What if you attempt to make lemonade but while you're squeezing out all the juice you notice you're out of ice and sugar so you make a last minute decision to bake a lemon tart? Should I be disappointed with the outcome because I had my heart set on lemonade or embrace what I could create; a tasty tart?
What's with all the lemons?
Recently I mentioned my desire to start my own business, however, in my haste to make it happen and "achieve my dream" (vomit on a cliche!) it became abundantly clear that perhaps now isn't the right time to start and I need to focus on achieving my dream in smaller more managable pieces.
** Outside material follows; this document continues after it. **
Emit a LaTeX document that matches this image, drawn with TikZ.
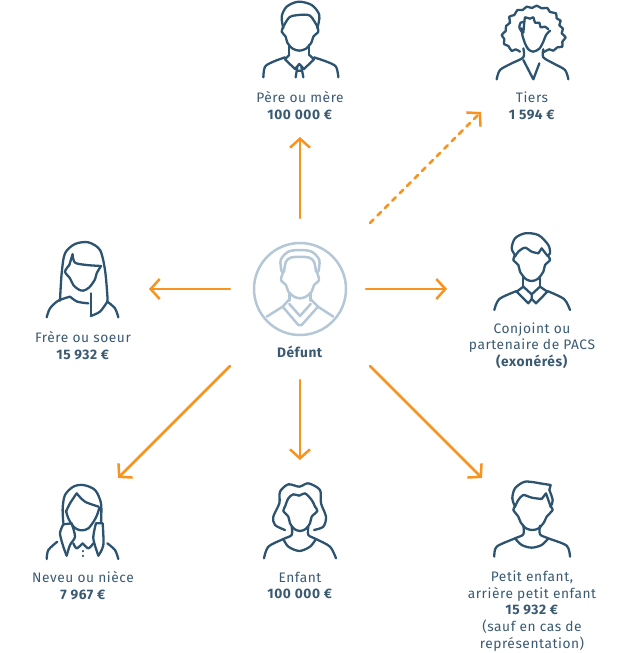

Voicing my concerns to Teach about building a comprehensive business and having it make money in 6 weeks to co-incide with my current contract ending, made us both weak in the knees.
Do I really want to put myself under that much pressure? Do I really want to put my family under that much pressure? Besides, when I do get to finally showoff my fabulous new career I want it to be AMAZING not average or worse still...ho-hum!
So I decided to get realisitic and focus on what I can accomplish in a short-time frame and readjust my expectations - or at least trust that while my intuition is guiding me along the right path, I need to follow the path completely, not just expect to cross the finish line before I've done the leg work (again with the cliches!).
It will happen, I can feel it, but I wont rush in to something because I think I've finally cracked the clues spinning around in my heart and my head. After all, patience is a virtue. Or so I'm told.
Helen Thomas over at A Mother's Intuition says it very well:
Part of the lesson in learning to follow your intuition is to let go of your attachment to outcomes. You cannot guarantee that making a particular decision (whether based on intuition or not) will guarantee the outcome you wish.